# EXTRACTED INFORMATION

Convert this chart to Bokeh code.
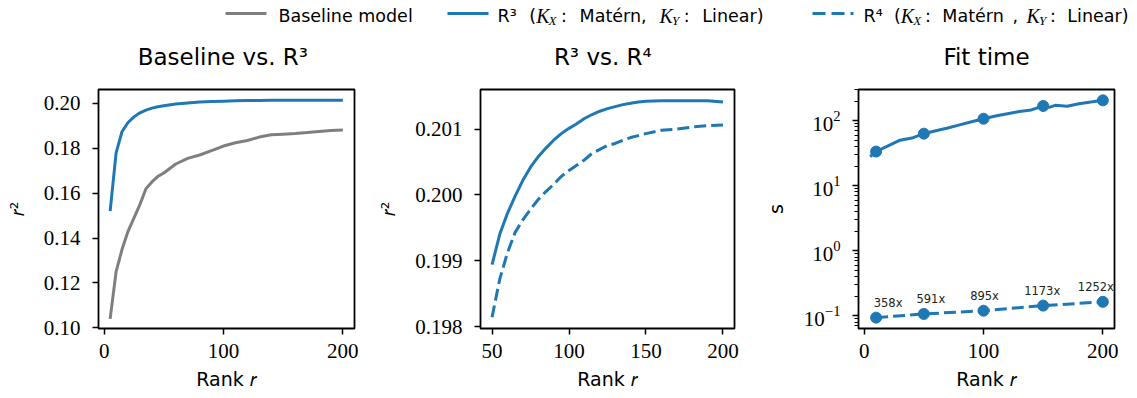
from bokeh.plotting import figure
from bokeh.models import Range1d, FixedTicker, PrintfTickFormatter, ColumnDataSource
from bokeh.layouts import column, row
from bokeh.embed import file_html
from bokeh.resources import INLINE
from bokeh.core.properties import value

# ---------------- data ----------------
rank_a = [5, 10, 15, 20, 25, 30, 35, 40, 45, 50, 60, 70, 80, 90, 100,
          110, 120, 130, 140, 150, 160, 170, 180, 190, 200]
baseline_r2 = [0.1040, 0.1250, 0.1350, 0.1430, 0.1490, 0.1550, 0.1620, 0.1650,
               0.1675, 0.1690, 0.1730, 0.1755, 0.1770, 0.1790, 0.1810,
               0.1825, 0.1835, 0.1850, 0.1860, 0.1863, 0.1866, 0.1870,
               0.1875, 0.1879, 0.1881]
r3_r2_a = [0.1520, 0.1780, 0.1875, 0.1915, 0.1940, 0.1958, 0.1970, 0.1979,
           0.1985, 0.19894, 0.19972, 0.20022, 0.20058, 0.20083, 0.20101,
           0.20116, 0.20127, 0.20134, 0.20139, 0.20142, 0.20143, 0.20143,
           0.20143, 0.20143, 0.20141]

rank_b = [50, 55, 60, 65, 70, 75, 80, 85, 90, 95, 100, 105, 110, 115, 120,
          125, 130, 135, 140, 145, 150, 160, 170, 180, 190, 200]
r3_r2_b = [0.19894, 0.19940, 0.19972, 0.19998, 0.20022, 0.20042, 0.20058,
           0.20071, 0.20083, 0.20093, 0.20101, 0.20108, 0.20116, 0.20122,
           0.20127, 0.20131, 0.20134, 0.20137, 0.20139, 0.20141, 0.20142,
           0.20143, 0.20143, 0.20143, 0.20143, 0.20141]
r4_r2_b = [0.19814, 0.19872, 0.19912, 0.19943, 0.19962, 0.19978, 0.19993,
           0.20005, 0.20016, 0.20028, 0.20037, 0.20045, 0.20053, 0.20063,
           0.20069, 0.20075, 0.20078, 0.20083, 0.20087, 0.20090, 0.20093,
           0.20098, 0.20100, 0.20103, 0.20105, 0.20106]

rank_t = [5, 10, 20, 30, 40, 50, 60, 70, 80, 90, 100, 110, 120, 130, 140,
          150, 155, 160, 170, 180, 190, 200]
r3_time = [28, 33.5, 41, 50, 54, 63, 70, 77, 86, 96, 107, 118, 128, 138, 146,
           168, 160, 172, 166, 182, 194, 205]
rank_m = [10, 50, 100, 150, 200]
r3_time_m = [33.5, 63, 107, 168, 205]
r4_time_m = [0.0936, 0.1066, 0.1196, 0.1432, 0.1637]
speedup_labels = ["358x", "591x", "895x", "1173x", "1252x"]

panel_titles = ["Baseline vs.  R³", "R³ vs.  R⁴", "Fit time"]

BLUE = "#1f77b4"
GRAY = "#7f7f7f"
SANS = "DejaVu Sans"
SERIF = "Liberation Serif"

# layout (window pixels)
FRAME_L = [98, 478, 858]
FRAME_W = 256
STRIP_H = 80
FRAME_TOP = 89


def style(p, ylab_standoff, log=False):
    p.xgrid.visible = False
    p.ygrid.visible = False
    p.outline_line_color = "black"
    p.outline_line_width = 1.8
    p.background_fill_color = "white"
    p.border_fill_color = "white"
    for ax in p.axis:
        ax.axis_line_color = None
        ax.major_tick_line_color = "black"
        ax.major_tick_line_width = 1.5
        ax.major_tick_out = 6
        ax.major_tick_in = 0
        ax.major_label_text_font = SERIF
        ax.major_label_text_font_size = "21px"
        ax.major_label_text_color = "black"
        ax.axis_label_text_font = SANS
        ax.axis_label_text_font_size = "19px"
        ax.axis_label_text_font_style = "normal"
        ax.axis_label_text_color = "black"
        ax.minor_tick_line_color = None
    for ax in p.xaxis:
        ax.major_label_standoff = 9
        ax.axis_label_standoff = 7
    for ax in p.yaxis:
        ax.major_label_standoff = 12
        ax.axis_label_standoff = ylab_standoff
    if log:
        ax = p.yaxis[0]
        ax.minor_tick_line_color = "black"
        ax.minor_tick_line_width = 1.2
        ax.minor_tick_out = 4
        ax.minor_tick_in = 0


common = dict(output_backend="svg", toolbar_location=None, height=316,
              min_border_top=FRAME_TOP - STRIP_H, min_border_bottom=68)

# ---- panel 1 ----
p1 = figure(width=374, x_range=Range1d(-4.75, 209.75), y_range=Range1d(0.0997, 0.2062),
            min_border_left=98, min_border_right=20, **common)
p1.line(rank_a, baseline_r2, line_color=GRAY, line_width=3)
p1.line(rank_a, r3_r2_a, line_color=BLUE, line_width=3)
style(p1, 13)
p1.xaxis.ticker = FixedTicker(ticks=[0, 100, 200])
p1.yaxis.ticker = FixedTicker(ticks=[0.10, 0.12, 0.14, 0.16, 0.18, 0.20])
p1.yaxis.formatter = PrintfTickFormatter(format="%.2f")
p1.xaxis.axis_label = "Rank 𝑟"
p1.yaxis.axis_label = "𝑟²"

# ---- panel 2 ----
p2 = figure(width=380, x_range=Range1d(42.5, 207.5), y_range=Range1d(0.19797, 0.20160),
            min_border_left=104, min_border_right=20, **common)
p2.line(rank_b, r3_r2_b, line_color=BLUE, line_width=3)
p2.line(rank_b, r4_r2_b, line_color=BLUE, line_width=3, line_dash="12 5")
style(p2, 13)
p2.xaxis.ticker = FixedTicker(ticks=[50, 100, 150, 200])
p2.yaxis.ticker = FixedTicker(ticks=[0.198, 0.199, 0.200, 0.201])
p2.yaxis.formatter = PrintfTickFormatter(format="%.3f")
p2.xaxis.axis_label = "Rank 𝑟"
p2.yaxis.axis_label = "𝑟²"

# ---- panel 3 ----
p3 = figure(width=383, x_range=Range1d(-4.75, 209.75), y_range=Range1d(0.0637, 301),
            y_axis_type="log", min_border_left=104, min_border_right=23, **common)
p3.line(rank_t, r3_time, line_color=BLUE, line_width=3)
p3.scatter(rank_m, r3_time_m, size=11, color=BLUE)
p3.line(rank_m, r4_time_m, line_color=BLUE, line_width=3, line_dash="12 5")
p3.scatter(rank_m, r4_time_m, size=11, color=BLUE)
ann = ColumnDataSource(dict(x=rank_m, y=r4_time_m, t=speedup_labels,
                            dx=[12, 7, 1, -1, -7]))
p3.text(x="x", y="y", text="t", x_offset="dx", y_offset=-15, source=ann,
        text_font=value(SANS), text_font_size=value("11.5px"), text_color="#222222",
        text_align="center", text_baseline="middle")
style(p3, 14, log=True)
p3.xaxis.ticker = FixedTicker(ticks=[0, 100, 200])
minor = [m * 10.0 ** e for e in (-2, -1, 0, 1, 2) for m in range(2, 10)]
p3.yaxis.ticker = FixedTicker(ticks=[0.1, 1, 10, 100], minor_ticks=minor)
p3.xaxis.axis_label = "Rank 𝑟"
p3.yaxis.axis_label = "s"

# ---- top strip: legend + panel titles ----
W_SANS = {' ': .318, '(': .390, ')': .390, ',': .318, ':': .337, '.': .318,
          'R': .695, 'M': .863, 'L': .557, 'B': .686, 'a': .613, 't': .392,
          'é': .615, 'e': .615, 'r': .411, 'n': .634, 'i': .278, 's': .521,
          'l': .278, 'm': .974, 'o': .612, 'd': .635, '³': .401, '⁴': .401}
W_IT = {'K': .667, 'X': .611, 'Y': .556}
FS, FK, FSUB = 17.5, 20, 13
SP = W_SANS[' '] * FS


def tw(s, kind):
    if kind == "sans":
        return sum(W_SANS.get(c, .6) for c in s) * FS
    if kind == "it":
        return sum(W_IT.get(c, .6) for c in s) * FK
    return sum(W_IT.get(c, .6) for c in s) * FSUB


lg = figure(width=1137, height=STRIP_H, x_range=Range1d(0, 1137), y_range=Range1d(STRIP_H, 0),
            output_backend="svg", toolbar_location=None, min_border=0)
lg.axis.visible = False
lg.xgrid.visible = False
lg.ygrid.visible = False
lg.outline_line_color = None
lg.background_fill_color = "white"
lg.border_fill_color = "white"

# panel titles
tsrc = ColumnDataSource(dict(x=[l + FRAME_W / 2 for l in FRAME_L], y=[56, 56, 56], t=panel_titles))
lg.text(x="x", y="y", text="t", source=tsrc, text_font=value(SANS),
        text_font_size=value("23px"), text_color="black", text_align="center",
        text_baseline="middle")

YC = 15
handles = [(225, GRAY, "solid"), (447, BLUE, "solid"), (812, BLUE, "13 6")]
for hx, c, d in handles:
    lg.line([hx, hx + 41], [YC - 2, YC - 2], line_color=c, line_width=3, line_dash=d)

# (text, kind, trailing spaces, weight of extra gap after it)
entries = [
    (278, None, [("Baseline model", "sans", 0, 0)]),
    (497, 763, [("R³", "sans", 1, 1), ("(", "sans", 0, 0), ("K", "it", 0, 0), ("X", "sub", 0, .5),
                (":", "sans", 1, 1), ("Matérn,", "sans", 1, 1), ("K", "it", 0, 0), ("Y", "sub", 0, .5),
                (":", "sans", 1, 1), ("Linear)", "sans", 0, 0)]),
    (863, 1128, [("R⁴", "sans", 1, 1), ("(", "sans", 0, 0), ("K", "it", 0, 0), ("X", "sub", 0, .5),
                 (":", "sans", 1, 1), ("Matérn", "sans", 1, .5), (",", "sans", 1, .5), ("K", "it", 0, 0),
                 ("Y", "sub", 0, .5), (":", "sans", 1, 1), ("Linear)", "sans", 0, 0)]),
]
pieces = {"sans": dict(x=[], y=[], t=[]), "it": dict(x=[], y=[], t=[]),
          "sub": dict(x=[], y=[], t=[])}
for x0, x1, parts in entries:
    x = 0.0
    offs = []
    for s, kind, sp, wgt in parts:
        offs.append(x)
        x += tw(s, kind) + sp * SP
    total_w = sum(p[3] for p in parts)
    extra = 0.0 if (x1 is None or total_w == 0) else ((x1 - x0) - x) / total_w
    shift = 0.0
    for i, (s, kind, sp, wgt) in enumerate(parts):
        px = x0 + offs[i] + shift
        shift += extra * wgt
        if kind == "sub":
            px -= 1
            py = YC + 5
        else:
            py = YC
        pieces[kind]["x"].append(px)
        pieces[kind]["y"].append(py)
        pieces[kind]["t"].append(s)

lg.text(x="x", y="y", text="t", source=ColumnDataSource(pieces["sans"]),
        text_font=value(SANS), text_font_size=value(f"{FS}px"), text_color="black",
        text_align="left", text_baseline="middle")
lg.text(x="x", y="y", text="t", source=ColumnDataSource(pieces["it"]),
        text_font=value(SERIF), text_font_style="italic", text_font_size=value(f"{FK}px"),
        text_color="black", text_align="left", text_baseline="middle")
lg.text(x="x", y="y", text="t", source=ColumnDataSource(pieces["sub"]),
        text_font=value(SERIF), text_font_style="italic", text_font_size=value(f"{FSUB}px"),
        text_color="black", text_align="left", text_baseline="middle")

layout = column(lg, row(p1, p2, p3, spacing=0), spacing=0)
open("out.html", "w").write(file_html(layout, INLINE))
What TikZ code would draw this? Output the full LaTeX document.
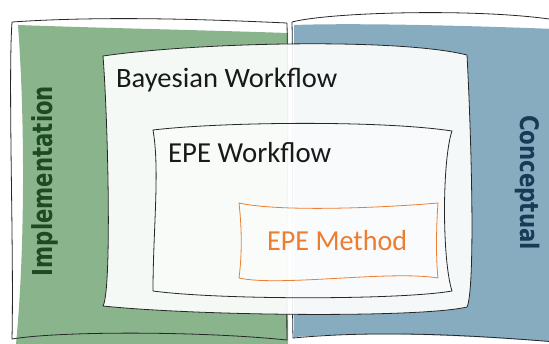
\documentclass[tikz,border=0pt]{standalone}
\usepackage{fontspec}
\usepackage{graphicx}
\setmainfont{Carlito}
\newfontfamily\sidefont{DejaVu Sans}

\definecolor{implfill}{HTML}{8AB48C}
\definecolor{implink}{HTML}{1D4A22}
\definecolor{concfill}{HTML}{87ACBF}
\definecolor{concink}{HTML}{163B55}
\definecolor{methodorange}{HTML}{ED7D31}

\begin{document}
\begin{tikzpicture}[x=1bp, y=-1bp,
  outline/.style={draw=black!85, line width=0.8bp, line join=round},
  panel/.style={fill=white, fill opacity=0.92},
  innerpanel/.style={fill=white, fill opacity=0.35},
  boxtext/.style={inner sep=0pt, anchor=base west, text=black!90,
    font=\fontsize{28bp}{32bp}\selectfont},
  sidetext/.style={inner sep=0pt, anchor=base,
    font=\sidefont\bfseries\fontsize{26.5bp}{30bp}\selectfont}]

\useasboundingbox (0,0) rectangle (549,343);
\begin{scope}
\clip (0,0) rectangle (549,343);

% green "Implementation" band
\fill[implfill] (18,25) .. controls (100,28) and (200,30) .. (288,33)
  -- (288,344) -- (16,344) .. controls (25,250) and (25,120) .. (18,25) -- cycle;
\draw[outline] (12,22) .. controls (100,16) and (200,19) .. (287,23)
  .. controls (289,120) and (286,250) .. (287,340)
  .. controls (200,331) and (60,331) .. (12,339)
  .. controls (14,250) and (8,80) .. (12,22) -- cycle;

% blue "Conceptual" band
\fill[concfill] (294,25) .. controls (350,23) and (450,25) .. (555,29)
  -- (555,342) .. controls (470,336) and (380,331) .. (294,337) -- cycle;
\draw[outline] (292,22) .. controls (330,12) and (480,8) .. (556,20)
  (292,22) .. controls (294,120) and (291,250) .. (293,338)
  .. controls (380,330) and (470,335) .. (556,342);

% Bayesian workflow panel
\path[panel] (103,56) .. controls (200,42) and (400,38) .. (467,55)
  .. controls (472,150) and (475,290) .. (467,307)
  .. controls (420,318) and (200,316) .. (103,306)
  .. controls (112,290) and (108,120) .. (103,56) -- cycle;
\draw[outline] (103,56) .. controls (200,42) and (400,38) .. (467,55)
  .. controls (472,150) and (475,290) .. (467,307)
  .. controls (420,318) and (200,316) .. (103,306)
  .. controls (112,290) and (108,120) .. (103,56) -- cycle;

% EPE workflow panel
\path[innerpanel] (153,130) .. controls (220,122) and (380,120) .. (452,131)
  .. controls (442,160) and (442,260) .. (452,291)
  .. controls (400,300) and (220,300) .. (153,291)
  .. controls (153,230) and (160,170) .. (153,130) -- cycle;
\draw[outline] (153,130) .. controls (220,122) and (380,120) .. (452,131)
  .. controls (442,160) and (442,260) .. (452,291)
  .. controls (400,300) and (220,300) .. (153,291)
  .. controls (153,230) and (160,170) .. (153,130) -- cycle;

% EPE method panel
\path[innerpanel] (239,203) .. controls (280,212) and (380,208) .. (438,203)
  .. controls (436,230) and (436,260) .. (438,278)
  .. controls (390,270) and (280,287) .. (239,278)
  .. controls (242,255) and (242,230) .. (239,203) -- cycle;
\draw[methodorange, line width=0.8bp, line join=round]
  (239,203) .. controls (280,212) and (380,208) .. (438,203)
  .. controls (436,230) and (436,260) .. (438,278)
  .. controls (390,270) and (280,287) .. (239,278)
  .. controls (242,255) and (242,230) .. (239,203) -- cycle;
\end{scope}

% labels
\node[boxtext] (bayes) at (116,87.3) {\resizebox{221bp}{\height}{Bayesian Workflow}};
\node[boxtext, font=\fontsize{29bp}{33bp}\selectfont] (epewf) at (168,162.3)
  {\resizebox{163bp}{\height}{EPE Workflow}};
\node[boxtext, text=methodorange, font=\fontsize{29bp}{33bp}\selectfont] (epem) at (267,250.7)
  {\resizebox{140bp}{\height}{EPE Method}};
\node[sidetext, rotate=90, text=implink, font=\sidefont\bfseries\fontsize{27.5bp}{30bp}\selectfont]
  (impl) at (52,181) {\resizebox{190bp}{\height}{Implementation}};
\node[sidetext, rotate=-90, text=concink, font=\sidefont\bfseries\fontsize{25.5bp}{30bp}\selectfont]
  (conc) at (520,182.5) {\resizebox{135bp}{\height}{Conceptual}};
\end{tikzpicture}
\end{document}
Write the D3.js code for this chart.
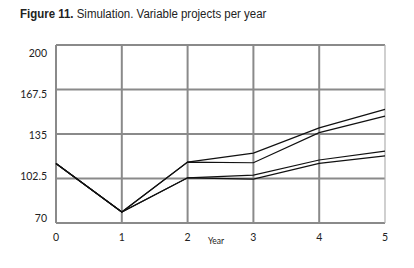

# EXERCISE
Write down every line from the opening of the listing to the line with "from bokeh.core.properties import value", both included, and nothing else; the pictures are omitted.

# RESPONSE TO THIS EXERCISE
Convert this chart to Bokeh code.
from bokeh.plotting import figure
from bokeh.models import Range1d, FixedTicker, PrintfTickFormatter, ColumnDataSource
from bokeh.layouts import column, row
from bokeh.embed import file_html
from bokeh.resources import INLINE
from bokeh.core.properties import value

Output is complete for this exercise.